===== Supplied records

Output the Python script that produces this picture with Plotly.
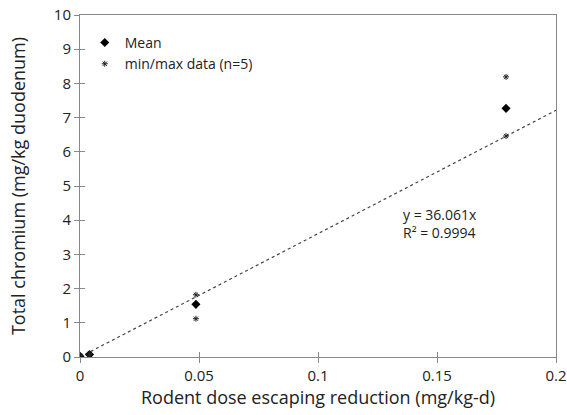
import plotly.graph_objects as go

dose_mean = [0.0, 0.004, 0.0487, 0.179]
cr_mean = [0.02, 0.07, 1.54, 7.27]
dose_minmax = [0.0, 0.0, 0.004, 0.004, 0.0487, 0.0487, 0.179, 0.179]
cr_minmax = [0.0, 0.04, 0.05, 0.09, 1.12, 1.82, 6.46, 8.19]
slope = 36.061
r2 = 0.9994
fit_x = [0.0, 0.2]
fit_y = [slope * v for v in fit_x]

font = "Open Sans, Liberation Sans, sans-serif"
fig = go.Figure()
fig.add_trace(go.Scatter(x=fit_x, y=fit_y, mode="lines", showlegend=False,
                         line=dict(color="#444", width=1.2, dash="dot"), hoverinfo="skip"))
fig.add_trace(go.Scatter(x=dose_mean, y=cr_mean, mode="markers", name="Mean",
                         marker=dict(symbol="diamond", size=7, color="black")))
fig.add_trace(go.Scatter(x=dose_minmax, y=cr_minmax, mode="markers", name="min/max data (n=5)",
                         marker=dict(symbol="asterisk-open", size=5, color="#222",
                                     line=dict(width=1, color="#222"))))

fig.add_annotation(x=0.1347, y=3.89, xref="x", yref="y", xanchor="left", yanchor="middle",
                   text=f"y = {slope}x<br>R² = {r2}", showarrow=False, align="left",
                   font=dict(size=14, color="#222", family=font))

axis_common = dict(showline=True, linecolor="#888", linewidth=1, mirror=True,
                   ticks="outside", ticklen=5, tickcolor="#888", showgrid=False,
                   zeroline=False, automargin=False,
                   tickfont=dict(size=15, color="#222", family=font))
fig.update_xaxes(range=[0, 0.2], tickvals=[0, 0.05, 0.1, 0.15, 0.2],
                 ticktext=["0", "0.05", "0.1", "0.15", "0.2"],
                 title=dict(text="Rodent dose escaping reduction (mg/kg-d)",
                            font=dict(size=18, color="#222", family=font), standoff=4),
                 **axis_common)
fig.update_yaxes(range=[0, 10], dtick=1,
                 title=dict(text="Total chromium (mg/kg duodenum)",
                            font=dict(size=18, color="#222", family=font), standoff=23),
                 **axis_common)
# inner halves of the crossing tick marks
fig.update_layout(
    xaxis2=dict(overlaying="x", anchor="y", side="bottom", range=[0, 0.2],
                tickvals=[0, 0.05, 0.1, 0.15, 0.2], ticks="inside", ticklen=5,
                tickcolor="#888", showticklabels=False, showgrid=False, zeroline=False,
                showline=False),
    yaxis2=dict(overlaying="y", anchor="x", side="left", range=[0, 10], dtick=1,
                ticks="inside", ticklen=5, tickcolor="#888", showticklabels=False,
                showgrid=False, zeroline=False, showline=False),
)
fig.add_trace(go.Scatter(x=[None], y=[None], xaxis="x2", yaxis="y2", showlegend=False,
                         hoverinfo="skip"))
fig.update_layout(width=567, height=415, plot_bgcolor="white", paper_bgcolor="white",
                  margin=dict(l=80, r=11, t=15, b=58),
                  legend=dict(x=0.01, y=0.965, xanchor="left", yanchor="top",
                              bgcolor="rgba(0,0,0,0)", font=dict(size=14, color="#222", family=font),
                              tracegroupgap=2))
fig.write_html("out.html")
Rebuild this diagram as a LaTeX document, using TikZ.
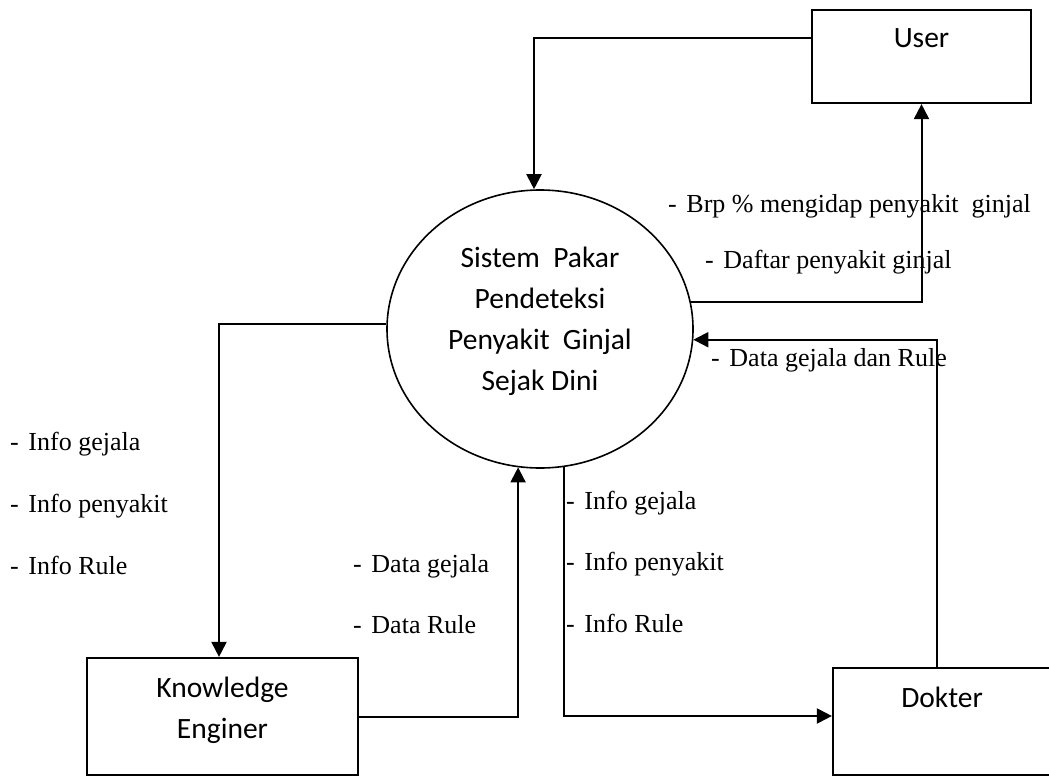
\documentclass[tikz,border=0pt]{standalone}
\usepackage{fontspec}
\setmainfont{Liberation Serif}
\newfontfamily\boxfont{Carlito}
\usetikzlibrary{arrows.meta, shapes.geometric}

\begin{document}
\begin{tikzpicture}[x = 1pt, y = -1pt,
	flow/.style = {line width = 2pt, -{Triangle[length = 15pt, width = 15pt]}},
	entity/.style = {draw, line width = 2.2pt, inner sep = 0pt},
	process/.style = {draw, ellipse, line width = 1.6pt, minimum width = 306pt, minimum height = 278pt, inner sep = 0pt},
	boxtext/.style = {font = \boxfont\fontsize{29.5}{41}\selectfont, align = center, inner sep = 0pt},
	note/.style = {font = \fontsize{26}{31}\selectfont, anchor = base west, inner sep = 0pt}]
	\useasboundingbox (0, 0) rectangle (1049, 776);
	\clip (0, 0) rectangle (1049, 776);
	
	\node[process] (proc) at (540, 329) {};
	\node[boxtext] (proctext) at (540, 321) {Sistem\ \ Pakar\\Pendeteksi\\Penyakit\ \ Ginjal\\Sejak Dini};
	
	\node[entity, minimum width = 219pt, minimum height = 93pt] (user) at (921.5, 56.5) {};
	\node[boxtext, anchor = base] (usertext) at (921.5, 48) {User};
	
	\node[entity, minimum width = 218pt, minimum height = 107pt] (dokter) at (942, 721.5) {};
	\node[boxtext, anchor = base] (doktertext) at (942, 707) {Dokter};
	
	\node[entity, minimum width = 271pt, minimum height = 117pt] (ke) at (222.5, 716.5) {};
	\node[boxtext] (ketext) at (222.5, 710) {Knowledge\\Enginer};
	
	\draw[flow] ([yshift = 18.5pt] user.west) -| ([xshift = -6pt] proc.north);
	\draw[flow] (proc.10) -| (user.south);
	\draw[flow] ([xshift = -5pt] dokter.north) |- (proc.-4);
	\draw[flow] (proc.-80) |- ([yshift = 5.5pt] dokter.west);
	\draw[flow] (ke.east) -| (proc.-99);
	\draw[flow] (proc.178) -| ([xshift = -3.5pt] ke.north);
	
	\node[note] (brp) at (668, 212) {-\hspace{0.37em}Brp \% mengidap penyakit\ \ ginjal};
	\node[note] (daftar) at (705, 268) {-\hspace{0.37em}Daftar penyakit ginjal};
	\node[note] (datarule) at (711, 366) {-\hspace{0.37em}Data gejala dan Rule};
	
	\node[note] (keinfoa) at (10, 450) {-\hspace{0.37em}Info gejala};
	\node[note] (keinfob) at (10, 512) {-\hspace{0.37em}Info penyakit};
	\node[note] (keinfoc) at (10, 574) {-\hspace{0.37em}Info Rule};
	
	\node[note] (kedataa) at (353, 572) {-\hspace{0.37em}Data gejala};
	\node[note] (kedatab) at (353, 633) {-\hspace{0.37em}Data Rule};
	
	\node[note] (drinfoa) at (566, 509) {-\hspace{0.37em}Info gejala};
	\node[note] (drinfob) at (566, 570) {-\hspace{0.37em}Info penyakit};
	\node[note] (drinfoc) at (566, 632) {-\hspace{0.37em}Info Rule};
\end{tikzpicture}
\end{document}
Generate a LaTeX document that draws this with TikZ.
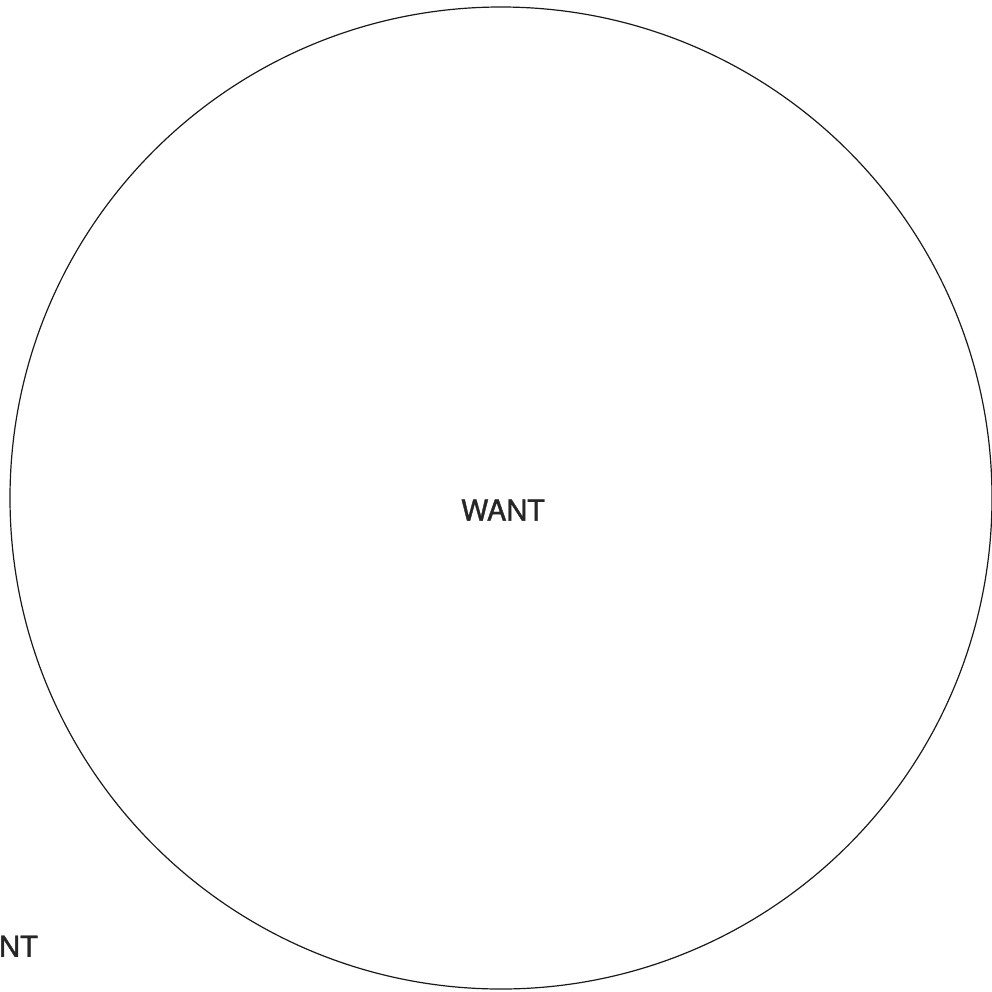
\documentclass[tikz,border=0pt]{standalone}
\usepackage{fontspec}
\setmainfont{TeX Gyre Heros}
\newfontfamily\medfont{TeX Gyre Heros}[FakeBold=1.2]
\begin{document}
\begin{tikzpicture}[x=1pt,y=-1pt,
  ring/.style={draw=black!90,line width=1.2pt,circle,minimum size=982pt,inner sep=0pt},
  lbl/.style={font=\medfont\fontsize{29}{32}\selectfont,text=black!85,inner sep=0pt}]
\useasboundingbox (0,0) rectangle (992,991);
\node[ring] (c) at (501,498) {};
\node[lbl] (want) at (503,510) {WANT};
\node[lbl,anchor=south west] (nt) at (-1,957) {NT};
\end{tikzpicture}
\end{document}
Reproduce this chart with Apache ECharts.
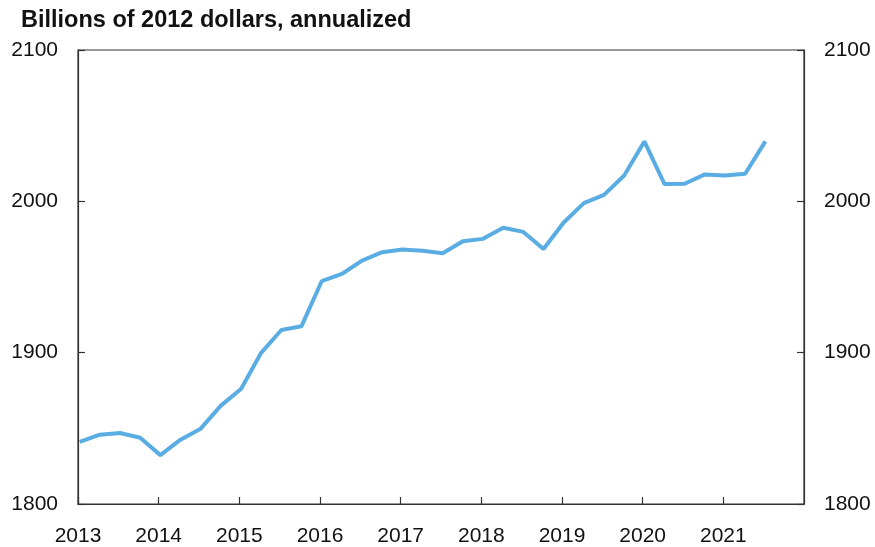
<!DOCTYPE html>
<html>
<head>
<meta charset="utf-8">
<script src="https://cdn.jsdelivr.net/npm/echarts@6/dist/echarts.min.js"></script>
<style>
html,body{margin:0;padding:0;background:#fff;}
#chart{width:875px;height:547px;}
</style>
</head>
<body>
<div id="chart"></div>
<script>
// Quarterly observations, 2013Q1 .. 2021Q3
const startYear = 2013;
const values = [
  1841, 1845.8, 1846.9, 1843.8,
  1832.3, 1842.5, 1849.8, 1865,
  1876, 1899.9, 1915, 1917.5,
  1947.2, 1952, 1960.8, 1966.4,
  1968.1, 1967.4, 1965.7, 1973.6,
  1975.2, 1982.5, 1979.8, 1968.5,
  1986, 1998.8, 2004.3, 2017.1,
  2039.6, 2011.4, 2011.6, 2017.8,
  2017.1, 2018.2, 2039.6
];
const yearTicks = [2013, 2014, 2015, 2016, 2017, 2018, 2019, 2020, 2021];
const yTicks = [1800, 1900, 2000, 2100];
const titleText = 'Billions of 2012 dollars, annualized';

// x position of each quarterly observation (decimal year)
const seriesData = values.map((v, i) => [startYear + i / 4 + 1 / 48, v]);

const font = 'Liberation Sans, Arial, Helvetica, sans-serif';
const axisColor = '#333';
const labelColor = '#111';

const yAxisCommon = {
  type: 'value',
  min: yTicks[0], max: yTicks[yTicks.length - 1], interval: 100,
  axisLine: {show: true, lineStyle: {color: axisColor, width: 1.2}},
  axisTick: {show: true, inside: true, length: 7, lineStyle: {color: axisColor, width: 1.2}},
  splitLine: {show: false},
  axisLabel: {margin: 20, fontFamily: font, fontSize: 21, color: labelColor, formatter: v => String(v)}
};

const chart = echarts.init(document.getElementById('chart'), null, {renderer: 'canvas'});
chart.setOption({
  animation: false,
  backgroundColor: '#fff',
  title: {
    text: titleText,
    left: 16,
    top: 4,
    textStyle: {fontFamily: font, fontSize: 23.5, fontWeight: 'bold', color: '#111'}
  },
  grid: {
    left: 78, right: 71, top: 50, bottom: 43,
    show: true, borderColor: axisColor, borderWidth: 1.2, backgroundColor: 'transparent'
  },
  xAxis: {
    type: 'value',
    min: 2013, max: 2022, interval: 1,
    axisLine: {show: true, lineStyle: {color: axisColor, width: 1.2}},
    axisTick: {show: true, inside: true, length: 7, lineStyle: {color: axisColor, width: 1.2}},
    splitLine: {show: false},
    axisLabel: {
      margin: 22,
      fontFamily: font, fontSize: 21, color: labelColor,
      showMaxLabel: false,
      formatter: v => yearTicks.includes(v) ? String(v) : ''
    }
  },
  yAxis: [
    Object.assign({position: 'left'}, yAxisCommon),
    Object.assign({position: 'right'}, yAxisCommon)
  ],
  series: [{
    type: 'line',
    data: seriesData,
    yAxisIndex: 0,
    showSymbol: false,
    symbol: 'none',
    lineStyle: {color: '#5aade3', width: 4},
    clip: true
  }]
});
</script>
</body>
</html>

==========

> **Exercise directions**: Repeat the records above exactly, from the first line through the line containing "fit_y = [slope * v for v in fit_x]", and leave out the pictures.

> **Exercise result**:
Output the Python script that produces this picture with Plotly.
import plotly.graph_objects as go

dose_mean = [0.0, 0.004, 0.0487, 0.179]
cr_mean = [0.02, 0.07, 1.54, 7.27]
dose_minmax = [0.0, 0.0, 0.004, 0.004, 0.0487, 0.0487, 0.179, 0.179]
cr_minmax = [0.0, 0.04, 0.05, 0.09, 1.12, 1.82, 6.46, 8.19]
slope = 36.061
r2 = 0.9994
fit_x = [0.0, 0.2]
fit_y = [slope * v for v in fit_x]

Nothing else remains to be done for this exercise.